As for what he teaches, he gives NO tips or tools that can be implemented, just a load of ill informed psychobabble about 'energeeeeeeeeeee' and 'calm, submissive states' along with 'yard dominant', 'fear dominant', 'excited dominant' etc statements after totally misreading the dogs actual body language. Oh yes, he does trot out the mantra about 'discipline, exercise & affection' etc but that's nothing unique! Most pet owners know that already and many, many dog trainers and rehabilitators have stated that long before him! 

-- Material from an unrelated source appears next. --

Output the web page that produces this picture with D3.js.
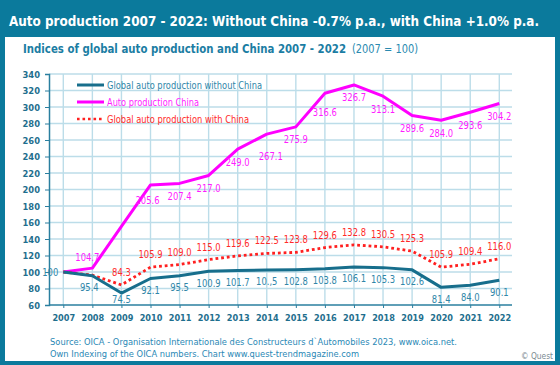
<!DOCTYPE html>
<html>
<head>
<meta charset="utf-8">
<script src="https://cdn.jsdelivr.net/npm/d3@7"></script>
<style>
  body { margin: 0; background: #fff; }
  svg text { font-family: "DejaVu Sans", Verdana, sans-serif; }
</style>
</head>
<body>
<script>
// data
var years = [2007, 2008, 2009, 2010, 2011, 2012, 2013, 2014, 2015, 2016, 2017, 2018, 2019, 2020, 2021, 2022];
var withoutChina = [100, 95.4, 74.5, 92.1, 95.5, 100.9, 101.7, 102.5, 102.8, 103.8, 106.1, 105.3, 102.6, 81.4, 84.0, 90.1];
var china = [100, 104.7, 155.3, 205.6, 207.4, 217.0, 249.0, 267.1, 275.9, 316.6, 326.7, 313.1, 289.6, 284.0, 293.6, 304.2];
var withChina = [100, 96.2, 84.3, 105.9, 109.0, 115.0, 119.6, 122.5, 123.8, 129.6, 132.8, 130.5, 125.3, 105.9, 109.4, 116.0];
// point labels as printed (null = no label)
var withoutChinaLabels = ["100", "95.4", "74.5", "92.1", "95.5", "100.9", "101.7", "10.,5", "102.8", "103.8", "106.1", "105.3", "102.6", "81.4", "84.0", "90.1"];
var chinaLabels = [null, "104.7", null, "205.6", "207.4", "217.0", "249.0", "267.1", "275.9", "316.6", "326.7", "313.1", "289.6", "284.0", "293.6", "304.2"];
var withChinaLabels = [null, null, "84.3", "105.9", "109.0", "115.0", "119.6", "122.5", "123.8", "129.6", "132.8", "130.5", "125.3", "105.9", "109.4", "116.0"];
var yTicks = [60, 80, 100, 120, 140, 160, 180, 200, 220, 240, 260, 280, 300, 320, 340];
var seriesNames = ["Global auto production without China", "Auto production China", "Global auto production with China"];

var W = 560, H = 365;
var teal = "#0b7a9c";

var svg = d3.select("body").append("svg")
  .attr("width", W)
  .attr("height", H);

// frame + white panel
svg.append("rect").attr("width", W).attr("height", H).attr("fill", teal);
svg.append("rect").attr("x", 5).attr("y", 37).attr("width", 550).attr("height", 324).attr("fill", "#fff");

// squeeze text to a given width (source font is narrower than DejaVu)
function fitWidth(sel, w) {
  sel.attr("textLength", w).attr("lengthAdjust", "spacingAndGlyphs");
}
function squeeze(sel, k) {
  sel.each(function() {
    var w = this.getComputedTextLength();
    d3.select(this).attr("textLength", w * k).attr("lengthAdjust", "spacingAndGlyphs");
  });
}

// titles
svg.append("text")
  .attr("x", 9).attr("y", 26)
  .attr("fill", "#fff")
  .style("font-size", "14px")
  .style("font-weight", "bold")
  .text("Auto production 2007 - 2022:  Without China -0.7% p.a., with China +1.0% p.a.")
  .call(fitWidth, 530);

var sub = svg.append("text")
  .attr("x", 23).attr("y", 52.5)
  .style("font-size", "11.5px");
sub.append("tspan")
  .attr("fill", "#1b7da3")
  .style("font-weight", "bold")
  .text("Indices of global auto production and China 2007 - 2022")
  .call(fitWidth, 323);
sub.append("tspan")
  .attr("x", 352)
  .attr("fill", "#2a8ab0")
  .text("(2007 = 100)")
  .call(fitWidth, 66);

// scales
var xScale = d3.scaleLinear().domain([2007, 2022]).range([63.3, 499.3]);
var yScale = d3.scaleLinear().domain([60, 340]).range([305, 74]);

var chart = svg.append("g");

// grid
chart.selectAll(".hgrid")
  .data(yTicks.slice(1))
  .enter().append("line")
  .attr("x1", 49).attr("x2", 512)
  .attr("y1", d => yScale(d)).attr("y2", d => yScale(d))
  .attr("stroke", "#bcdde9").attr("stroke-width", 1.6);

chart.selectAll(".vgrid")
  .data(years)
  .enter().append("line")
  .attr("x1", d => xScale(d)).attr("x2", d => xScale(d))
  .attr("y1", yScale(340)).attr("y2", yScale(60))
  .attr("stroke", "#bcdde9").attr("stroke-width", 1.4);

// axes
var leftAxis = d3.axisLeft(yScale).tickValues(yTicks).tickSize(4).tickPadding(5);
var yAxisG = chart.append("g")
  .attr("transform", "translate(49,0)")
  .call(leftAxis);
yAxisG.select(".domain").attr("stroke", "#2a7f9f").attr("stroke-width", 1.5);
yAxisG.selectAll(".tick line").attr("stroke", "#2a7f9f");
yAxisG.selectAll("text")
  .attr("fill", "#1f6f8e")
  .style("font-size", "9.5px")
  .style("font-weight", "bold")
  .call(squeeze, 0.88);

var bottomAxis = d3.axisBottom(xScale).tickValues(years).tickFormat(d3.format("d")).tickSize(3).tickPadding(6);
var xAxisG = chart.append("g")
  .attr("transform", "translate(0,305)")
  .call(bottomAxis);
xAxisG.select(".domain").remove();
xAxisG.selectAll(".tick line").attr("stroke", "#2a7f9f");
xAxisG.selectAll("text")
  .attr("fill", "#1f6f8e")
  .style("font-size", "9.5px")
  .style("font-weight", "bold")
  .call(squeeze, 0.86);
chart.append("line")
  .attr("x1", 49).attr("x2", 512)
  .attr("y1", 305).attr("y2", 305)
  .attr("stroke", "#2a7f9f").attr("stroke-width", 1.5);

// lines
var line = d3.line()
  .x((d, i) => xScale(years[i]))
  .y(d => yScale(d));

chart.append("path").datum(china)
  .attr("d", line).attr("fill", "none")
  .attr("stroke", "#ff00ff").attr("stroke-width", 3)
  .attr("stroke-linejoin", "round");

chart.append("path").datum(withChina)
  .attr("d", line).attr("fill", "none")
  .attr("stroke", "#ff2020").attr("stroke-width", 2.8)
  .attr("stroke-dasharray", "2.8,2.9");

chart.append("path").datum(withoutChina)
  .attr("d", line).attr("fill", "none")
  .attr("stroke", "#176e8c").attr("stroke-width", 3)
  .attr("stroke-linejoin", "round");

// point labels
var labelSize = "10px";
var labelSqueeze = 0.84;

// a few labels in the original are nudged away from the lines
var chinaNudge = { 1: [-5, -24], 3: [-3, 3], 7: [4, 9], 9: [0, 6] };

chart.selectAll(".lblChina")
  .data(chinaLabels.map((t, i) => ({ t: t, i: i })).filter(d => d.t))
  .enter().append("text")
  .attr("x", d => xScale(years[d.i]) + (chinaNudge[d.i] ? chinaNudge[d.i][0] : 0))
  .attr("y", d => yScale(china[d.i]) + 16.5 + (chinaNudge[d.i] ? chinaNudge[d.i][1] : 0))
  .attr("text-anchor", "middle")
  .attr("fill", "#ff1cff")
  .style("font-size", labelSize)
  .text(d => d.t)
  .call(squeeze, labelSqueeze);

chart.selectAll(".lblWith")
  .data(withChinaLabels.map((t, i) => ({ t: t, i: i })).filter(d => d.t))
  .enter().append("text")
  .attr("x", d => xScale(years[d.i]))
  .attr("y", d => yScale(withChina[d.i]) - 9)
  .attr("text-anchor", "middle")
  .attr("fill", "#ff2a2a")
  .style("font-size", labelSize)
  .text(d => d.t)
  .call(squeeze, labelSqueeze);

chart.selectAll(".lblWithout")
  .data(withoutChinaLabels.map((t, i) => ({ t: t, i: i })))
  .enter().append("text")
  .attr("x", d => d.i === 0 ? xScale(years[0]) - 5 : xScale(years[d.i]) + (d.i === 1 ? -3 : 0))
  .attr("y", d => d.i === 0 ? yScale(100) + 3.5 : Math.min(yScale(withoutChina[d.i]) + 15.5, 302.5))
  .attr("text-anchor", d => d.i === 0 ? "end" : "middle")
  .attr("fill", "#2f86a8")
  .style("font-size", labelSize)
  .text(d => d.t)
  .call(squeeze, labelSqueeze);

// legend
var legendColors = ["#176e8c", "#ff00ff", "#ff2020"];
var legendText = ["#2f86a8", "#ff1cff", "#ff2a2a"];
var legendWidths = [155, 92, 142];
var legend = chart.selectAll(".legend")
  .data(seriesNames)
  .enter().append("g")
  .attr("transform", (d, i) => "translate(0," + (85 + i * 17) + ")");
legend.append("line")
  .attr("x1", 77).attr("x2", 104)
  .attr("stroke", (d, i) => legendColors[i])
  .attr("stroke-width", (d, i) => i === 2 ? 2.6 : 3)
  .attr("stroke-dasharray", (d, i) => i === 2 ? "2.6,2.9" : null);
legend.append("text")
  .attr("x", 107).attr("y", 3.5)
  .attr("fill", (d, i) => legendText[i])
  .style("font-size", "10.5px")
  .text(d => d)
  .each(function(d, i) { d3.select(this).call(fitWidth, legendWidths[i]); });

// source
svg.append("text")
  .attr("x", 50).attr("y", 345)
  .attr("fill", "#2a88b5")
  .style("font-size", "9.5px")
  .text("Source: OICA - Organisation Internationale des Constructeurs d`Automobiles 2023, www.oica.net.")
  .call(fitWidth, 407);
svg.append("text")
  .attr("x", 50).attr("y", 357)
  .attr("fill", "#2a88b5")
  .style("font-size", "9.5px")
  .text("Own Indexing of the OICA numbers. Chart www.quest-trendmagazine.com")
  .call(fitWidth, 309);
svg.append("text")
  .attr("x", 553).attr("y", 359)
  .attr("text-anchor", "end")
  .attr("fill", "#7a8a90")
  .style("font-size", "8.5px")
  .text("© Quest")
  .call(fitWidth, 32);
</script>
</body>
</html>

He is also bitten so darned much! What does that say about him? That he deals so much with so called 'red zone dogs' so it's inevitible? Or because he misreads dogs and then pushes them beyond their limits? I have helped many owners with dangerous, unpredictable, confused, poorly treated dogs in the past. Was I ever bitten, even nipped like Cesar is? No! Even when I was a dog warden and had to single handedly catch and restrain a lot of aggressive dogs, I NEVER got bitten! Confronting, prodding, choking, pinning down already stressed out, confused and frightened dogs is pure folly and indicative of someone just wanting to look macho and clever. It ends in a bite, normally a fear bite, which Cesar never seems to learn from.

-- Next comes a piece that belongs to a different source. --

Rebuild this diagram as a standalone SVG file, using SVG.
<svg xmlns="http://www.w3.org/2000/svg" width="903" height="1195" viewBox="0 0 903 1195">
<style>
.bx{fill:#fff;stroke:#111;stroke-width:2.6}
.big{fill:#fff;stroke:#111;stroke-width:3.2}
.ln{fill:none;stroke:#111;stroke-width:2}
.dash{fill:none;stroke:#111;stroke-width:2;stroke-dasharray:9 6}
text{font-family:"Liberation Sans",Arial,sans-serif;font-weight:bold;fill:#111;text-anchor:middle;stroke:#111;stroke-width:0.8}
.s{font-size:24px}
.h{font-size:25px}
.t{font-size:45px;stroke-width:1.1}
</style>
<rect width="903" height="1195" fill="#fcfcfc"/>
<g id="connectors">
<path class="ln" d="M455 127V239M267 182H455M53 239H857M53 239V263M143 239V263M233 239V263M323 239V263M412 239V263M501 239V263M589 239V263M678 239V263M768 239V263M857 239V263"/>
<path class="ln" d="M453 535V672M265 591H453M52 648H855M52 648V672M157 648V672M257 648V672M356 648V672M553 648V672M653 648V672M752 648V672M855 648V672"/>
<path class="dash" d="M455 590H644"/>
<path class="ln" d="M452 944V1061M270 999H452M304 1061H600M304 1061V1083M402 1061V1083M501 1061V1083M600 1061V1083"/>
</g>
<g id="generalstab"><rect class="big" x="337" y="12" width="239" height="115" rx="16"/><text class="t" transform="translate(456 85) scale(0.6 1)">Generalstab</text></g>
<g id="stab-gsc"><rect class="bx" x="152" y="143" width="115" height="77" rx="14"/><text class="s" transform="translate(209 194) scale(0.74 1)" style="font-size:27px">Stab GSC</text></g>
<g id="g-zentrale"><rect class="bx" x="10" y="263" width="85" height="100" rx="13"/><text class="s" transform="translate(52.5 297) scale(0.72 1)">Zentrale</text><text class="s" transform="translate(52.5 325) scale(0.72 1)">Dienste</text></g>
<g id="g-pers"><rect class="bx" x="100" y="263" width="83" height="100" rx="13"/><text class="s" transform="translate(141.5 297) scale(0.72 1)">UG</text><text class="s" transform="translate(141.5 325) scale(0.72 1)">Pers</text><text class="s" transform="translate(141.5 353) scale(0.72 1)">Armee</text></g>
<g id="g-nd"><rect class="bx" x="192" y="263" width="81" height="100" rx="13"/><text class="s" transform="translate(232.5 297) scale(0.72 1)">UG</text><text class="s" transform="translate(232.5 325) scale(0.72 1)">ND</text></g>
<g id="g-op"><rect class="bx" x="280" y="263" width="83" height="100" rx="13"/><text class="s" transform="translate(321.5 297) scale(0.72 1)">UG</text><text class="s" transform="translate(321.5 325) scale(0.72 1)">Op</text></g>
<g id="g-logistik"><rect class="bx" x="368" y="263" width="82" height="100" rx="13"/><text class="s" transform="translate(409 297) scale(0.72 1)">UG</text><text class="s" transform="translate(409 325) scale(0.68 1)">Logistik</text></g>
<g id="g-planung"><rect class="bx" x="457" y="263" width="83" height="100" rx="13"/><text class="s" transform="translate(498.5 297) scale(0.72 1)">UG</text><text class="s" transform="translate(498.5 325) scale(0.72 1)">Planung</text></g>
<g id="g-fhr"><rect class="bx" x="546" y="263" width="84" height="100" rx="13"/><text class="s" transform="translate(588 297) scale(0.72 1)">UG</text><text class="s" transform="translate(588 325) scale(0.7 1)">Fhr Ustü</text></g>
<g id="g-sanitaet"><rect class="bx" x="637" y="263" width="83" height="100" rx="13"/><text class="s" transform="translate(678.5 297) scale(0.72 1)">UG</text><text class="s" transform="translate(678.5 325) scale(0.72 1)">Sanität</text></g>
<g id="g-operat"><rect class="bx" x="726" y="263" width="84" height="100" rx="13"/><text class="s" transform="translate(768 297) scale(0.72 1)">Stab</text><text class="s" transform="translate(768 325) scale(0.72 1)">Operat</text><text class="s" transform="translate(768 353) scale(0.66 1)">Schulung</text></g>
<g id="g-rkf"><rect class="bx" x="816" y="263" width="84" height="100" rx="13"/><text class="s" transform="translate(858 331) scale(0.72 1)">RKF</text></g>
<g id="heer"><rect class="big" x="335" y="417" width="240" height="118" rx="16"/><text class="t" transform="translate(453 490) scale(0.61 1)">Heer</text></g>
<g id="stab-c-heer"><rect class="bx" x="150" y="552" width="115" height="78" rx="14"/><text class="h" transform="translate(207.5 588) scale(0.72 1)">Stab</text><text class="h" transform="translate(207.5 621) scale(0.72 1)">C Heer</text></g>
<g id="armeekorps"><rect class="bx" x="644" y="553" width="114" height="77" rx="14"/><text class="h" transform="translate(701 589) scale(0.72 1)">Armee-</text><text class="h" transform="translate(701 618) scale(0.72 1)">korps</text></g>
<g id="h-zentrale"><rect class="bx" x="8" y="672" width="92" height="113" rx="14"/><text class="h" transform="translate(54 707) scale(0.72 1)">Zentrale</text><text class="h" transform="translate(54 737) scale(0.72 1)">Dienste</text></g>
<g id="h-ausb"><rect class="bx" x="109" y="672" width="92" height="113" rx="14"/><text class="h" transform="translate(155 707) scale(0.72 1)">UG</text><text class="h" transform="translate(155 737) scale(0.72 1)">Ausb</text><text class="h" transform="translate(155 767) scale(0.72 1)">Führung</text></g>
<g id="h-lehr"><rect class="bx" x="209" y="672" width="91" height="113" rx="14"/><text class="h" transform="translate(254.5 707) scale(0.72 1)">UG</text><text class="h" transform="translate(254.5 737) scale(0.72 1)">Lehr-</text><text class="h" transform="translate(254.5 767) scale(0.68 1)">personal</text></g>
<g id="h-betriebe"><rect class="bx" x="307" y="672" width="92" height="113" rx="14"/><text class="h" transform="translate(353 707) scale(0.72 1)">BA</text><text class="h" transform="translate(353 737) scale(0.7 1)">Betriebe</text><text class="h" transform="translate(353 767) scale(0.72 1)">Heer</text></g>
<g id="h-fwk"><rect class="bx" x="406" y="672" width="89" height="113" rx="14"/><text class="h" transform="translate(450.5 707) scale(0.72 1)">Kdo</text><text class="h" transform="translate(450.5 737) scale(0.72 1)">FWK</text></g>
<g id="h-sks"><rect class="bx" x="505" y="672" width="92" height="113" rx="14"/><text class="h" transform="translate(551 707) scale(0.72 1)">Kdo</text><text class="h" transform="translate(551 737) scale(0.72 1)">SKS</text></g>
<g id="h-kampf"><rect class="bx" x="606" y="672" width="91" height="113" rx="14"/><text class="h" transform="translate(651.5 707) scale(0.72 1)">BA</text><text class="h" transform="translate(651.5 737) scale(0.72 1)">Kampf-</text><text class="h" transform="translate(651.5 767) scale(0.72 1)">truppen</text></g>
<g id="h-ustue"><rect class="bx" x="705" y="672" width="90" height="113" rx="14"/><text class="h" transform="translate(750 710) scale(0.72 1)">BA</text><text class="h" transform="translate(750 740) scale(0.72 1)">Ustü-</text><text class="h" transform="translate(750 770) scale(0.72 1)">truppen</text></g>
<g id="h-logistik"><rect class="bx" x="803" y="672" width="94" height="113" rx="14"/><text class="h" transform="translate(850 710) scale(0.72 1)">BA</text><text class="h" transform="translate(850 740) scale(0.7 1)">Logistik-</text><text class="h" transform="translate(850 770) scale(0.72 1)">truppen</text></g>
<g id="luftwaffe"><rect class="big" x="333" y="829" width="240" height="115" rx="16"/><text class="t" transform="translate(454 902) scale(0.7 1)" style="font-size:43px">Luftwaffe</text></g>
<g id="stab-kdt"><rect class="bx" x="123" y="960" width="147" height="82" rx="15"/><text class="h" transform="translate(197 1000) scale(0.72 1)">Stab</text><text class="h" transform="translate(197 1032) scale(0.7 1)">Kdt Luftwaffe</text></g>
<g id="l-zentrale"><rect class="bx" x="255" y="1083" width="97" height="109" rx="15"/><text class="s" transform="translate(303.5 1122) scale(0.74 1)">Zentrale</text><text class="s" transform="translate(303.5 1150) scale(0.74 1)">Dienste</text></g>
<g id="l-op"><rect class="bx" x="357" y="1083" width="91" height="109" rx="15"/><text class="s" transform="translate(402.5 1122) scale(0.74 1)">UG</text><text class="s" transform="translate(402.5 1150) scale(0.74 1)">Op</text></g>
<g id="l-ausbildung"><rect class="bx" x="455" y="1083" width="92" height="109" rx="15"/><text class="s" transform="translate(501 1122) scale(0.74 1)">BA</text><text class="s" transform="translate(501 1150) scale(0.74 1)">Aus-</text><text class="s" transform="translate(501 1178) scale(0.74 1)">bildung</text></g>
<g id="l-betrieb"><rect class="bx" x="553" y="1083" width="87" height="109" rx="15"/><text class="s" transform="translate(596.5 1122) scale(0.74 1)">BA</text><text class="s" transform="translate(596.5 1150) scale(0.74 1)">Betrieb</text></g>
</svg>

He obviously was not born with common sense as well then. :confused1:


----------



## leashedForLife (Nov 1, 2009)

CarolineH said:


> Oh and when you 'get a life' Terry, will you get me one too? I could do with a spare one! Thanks! :thumbup:


i;ll try to pick up a wholesale lot of a half-dozen, caro - 
then we can share them out.  a spare would be wonderful - i could send my alter-ego on vacation. :thumbup:

anybody else looking for a spare life?  sign-up on the bulletin-board, limited quantity... 
cheers, 
--- terry


----------



## CarolineH (Aug 4, 2009)

Here is a run down of Season One where, at the beginning of 26 episodes he states _"My dream is to share the *knowledge that I was born with* to the rest of the world."_ :lol:
Cesar Millan The Dog Whisperer Season 1 Episode 1-5,
What a ridiculous statement to make though?


----------



## leashedForLife (Nov 1, 2009)

I feel sorry for dogs subjected to Cesar Millan's training methods | Facebook

sent in a blog-post by RETRIEVERMAN...


----------



## CarolineH (Aug 4, 2009)

I joined that one the other day Terry. Why? Because I DO feel sorry for dogs whose owners subject them to CMs 'techniques' despite the 'don't do this at home' warning at the beginning of the show.


----------



## Kinski (Apr 4, 2009)

CarolineH said:


> Here is a run down of Season One where, at the beginning of 26 episodes he states _"My dream is to share the *knowledge that I was born with* to the rest of the world."_ :lol:
> 
> What a ridiculous statement to make though?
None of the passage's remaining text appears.